Only the lines between the line holding "Convert this diagram to TikZ code." and the line holding "width=100pt,minimum height=68pt] (BZR1)", both of those included, should be copied exactly; drop the pictures.

━━ Provided records ━━

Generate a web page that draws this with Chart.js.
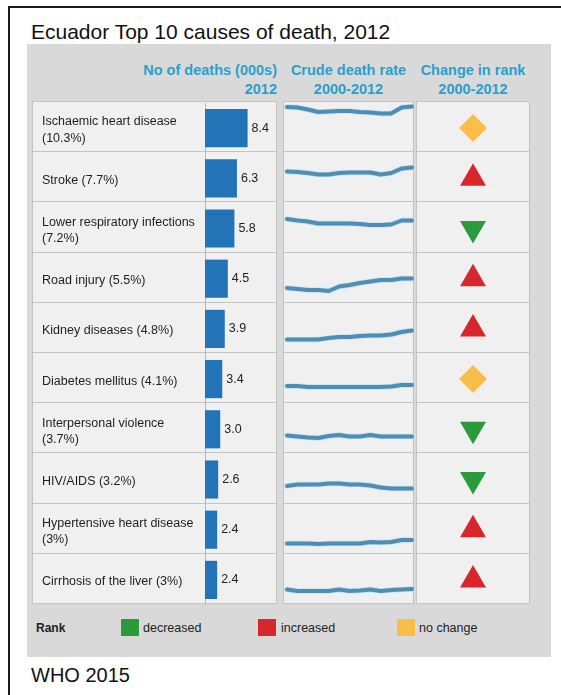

━━━
━━ Provided records ━━

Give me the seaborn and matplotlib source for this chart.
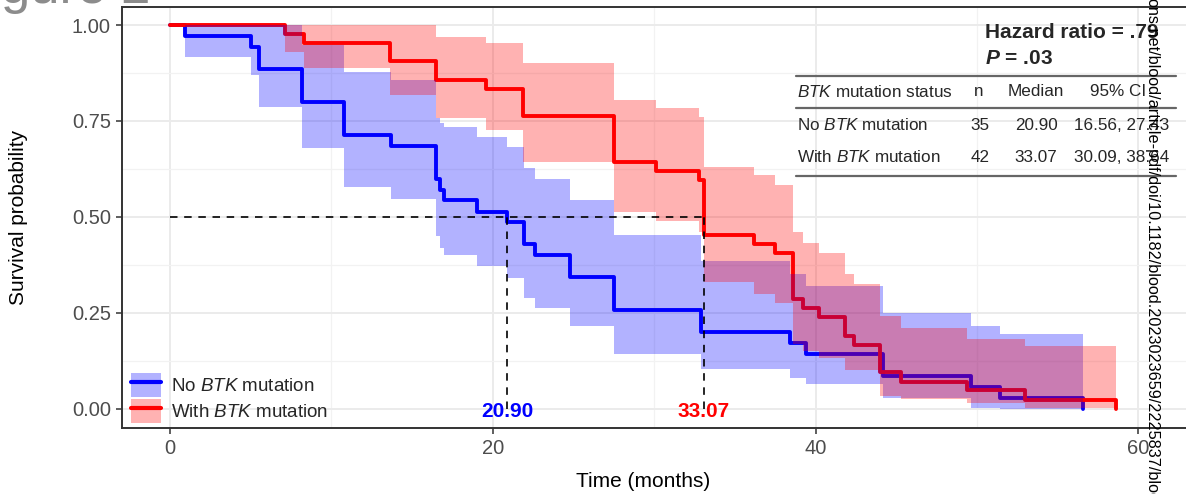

━━━
━━ Provided records ━━

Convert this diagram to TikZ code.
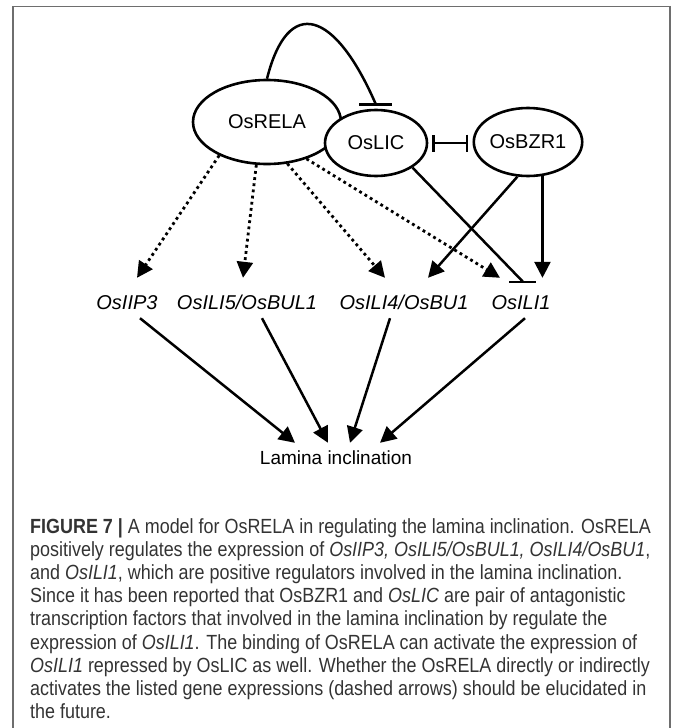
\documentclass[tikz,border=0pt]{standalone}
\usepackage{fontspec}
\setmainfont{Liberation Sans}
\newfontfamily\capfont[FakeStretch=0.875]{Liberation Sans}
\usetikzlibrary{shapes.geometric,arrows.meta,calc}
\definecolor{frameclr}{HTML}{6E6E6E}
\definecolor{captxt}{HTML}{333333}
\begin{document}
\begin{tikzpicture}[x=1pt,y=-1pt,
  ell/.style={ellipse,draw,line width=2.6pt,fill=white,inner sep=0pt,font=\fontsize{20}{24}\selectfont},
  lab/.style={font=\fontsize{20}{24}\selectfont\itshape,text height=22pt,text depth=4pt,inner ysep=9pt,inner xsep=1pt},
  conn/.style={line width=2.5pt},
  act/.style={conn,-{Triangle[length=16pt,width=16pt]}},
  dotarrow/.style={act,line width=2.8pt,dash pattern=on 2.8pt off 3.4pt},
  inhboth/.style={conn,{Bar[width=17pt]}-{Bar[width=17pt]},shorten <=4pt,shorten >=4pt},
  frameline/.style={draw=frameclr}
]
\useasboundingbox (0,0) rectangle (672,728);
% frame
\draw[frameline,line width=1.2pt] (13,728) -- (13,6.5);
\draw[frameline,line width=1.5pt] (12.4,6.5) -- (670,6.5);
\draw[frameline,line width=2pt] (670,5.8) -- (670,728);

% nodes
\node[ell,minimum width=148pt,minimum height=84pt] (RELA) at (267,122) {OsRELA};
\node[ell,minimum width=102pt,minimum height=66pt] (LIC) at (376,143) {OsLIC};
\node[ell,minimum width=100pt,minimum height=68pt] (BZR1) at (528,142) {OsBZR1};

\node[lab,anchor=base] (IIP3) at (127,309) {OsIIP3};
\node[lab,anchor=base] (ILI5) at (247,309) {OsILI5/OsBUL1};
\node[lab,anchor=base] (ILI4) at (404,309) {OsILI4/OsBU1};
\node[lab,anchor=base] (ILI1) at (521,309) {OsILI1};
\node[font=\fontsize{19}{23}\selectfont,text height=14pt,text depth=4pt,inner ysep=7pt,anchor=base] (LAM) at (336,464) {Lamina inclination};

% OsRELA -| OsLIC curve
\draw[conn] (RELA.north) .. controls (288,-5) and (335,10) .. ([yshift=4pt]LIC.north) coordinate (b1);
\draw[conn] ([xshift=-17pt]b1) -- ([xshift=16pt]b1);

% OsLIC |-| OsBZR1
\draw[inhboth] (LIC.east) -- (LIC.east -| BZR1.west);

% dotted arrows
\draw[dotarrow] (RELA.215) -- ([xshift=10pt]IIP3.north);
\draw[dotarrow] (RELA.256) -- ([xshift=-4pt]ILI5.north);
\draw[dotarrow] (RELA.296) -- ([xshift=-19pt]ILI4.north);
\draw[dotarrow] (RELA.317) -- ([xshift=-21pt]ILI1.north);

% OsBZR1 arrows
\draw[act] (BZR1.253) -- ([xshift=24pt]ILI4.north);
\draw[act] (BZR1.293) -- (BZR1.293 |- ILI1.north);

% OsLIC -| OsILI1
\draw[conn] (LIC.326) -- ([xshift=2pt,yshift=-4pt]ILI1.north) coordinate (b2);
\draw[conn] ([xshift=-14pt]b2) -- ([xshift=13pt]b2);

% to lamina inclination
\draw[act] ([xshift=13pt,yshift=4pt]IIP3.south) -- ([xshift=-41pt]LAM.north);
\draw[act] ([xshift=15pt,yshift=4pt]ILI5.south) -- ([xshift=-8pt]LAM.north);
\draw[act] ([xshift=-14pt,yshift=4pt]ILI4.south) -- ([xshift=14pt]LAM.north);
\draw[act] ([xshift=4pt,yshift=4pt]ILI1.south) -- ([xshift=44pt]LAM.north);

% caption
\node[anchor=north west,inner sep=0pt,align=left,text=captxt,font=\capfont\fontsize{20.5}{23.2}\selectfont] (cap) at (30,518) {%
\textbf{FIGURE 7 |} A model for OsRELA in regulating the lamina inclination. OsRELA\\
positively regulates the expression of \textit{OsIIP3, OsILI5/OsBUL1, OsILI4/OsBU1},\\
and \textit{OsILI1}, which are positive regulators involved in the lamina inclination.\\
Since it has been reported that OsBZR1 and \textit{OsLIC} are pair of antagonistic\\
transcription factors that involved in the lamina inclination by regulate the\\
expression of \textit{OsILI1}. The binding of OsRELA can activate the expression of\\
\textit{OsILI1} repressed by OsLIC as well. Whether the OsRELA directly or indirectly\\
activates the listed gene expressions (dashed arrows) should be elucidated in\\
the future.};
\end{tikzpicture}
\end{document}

━━━

• The response:
Convert this diagram to TikZ code.
\documentclass[tikz,border=0pt]{standalone}
\usepackage{fontspec}
\setmainfont{Liberation Sans}
\newfontfamily\capfont[FakeStretch=0.875]{Liberation Sans}
\usetikzlibrary{shapes.geometric,arrows.meta,calc}
\definecolor{frameclr}{HTML}{6E6E6E}
\definecolor{captxt}{HTML}{333333}
\begin{document}
\begin{tikzpicture}[x=1pt,y=-1pt,
  ell/.style={ellipse,draw,line width=2.6pt,fill=white,inner sep=0pt,font=\fontsize{20}{24}\selectfont},
  lab/.style={font=\fontsize{20}{24}\selectfont\itshape,text height=22pt,text depth=4pt,inner ysep=9pt,inner xsep=1pt},
  conn/.style={line width=2.5pt},
  act/.style={conn,-{Triangle[length=16pt,width=16pt]}},
  dotarrow/.style={act,line width=2.8pt,dash pattern=on 2.8pt off 3.4pt},
  inhboth/.style={conn,{Bar[width=17pt]}-{Bar[width=17pt]},shorten <=4pt,shorten >=4pt},
  frameline/.style={draw=frameclr}
]
\useasboundingbox (0,0) rectangle (672,728);
% frame
\draw[frameline,line width=1.2pt] (13,728) -- (13,6.5);
\draw[frameline,line width=1.5pt] (12.4,6.5) -- (670,6.5);
\draw[frameline,line width=2pt] (670,5.8) -- (670,728);

% nodes
\node[ell,minimum width=148pt,minimum height=84pt] (RELA) at (267,122) {OsRELA};
\node[ell,minimum width=102pt,minimum height=66pt] (LIC) at (376,143) {OsLIC};
\node[ell,minimum width=100pt,minimum height=68pt] (BZR1) at (528,142) {OsBZR1};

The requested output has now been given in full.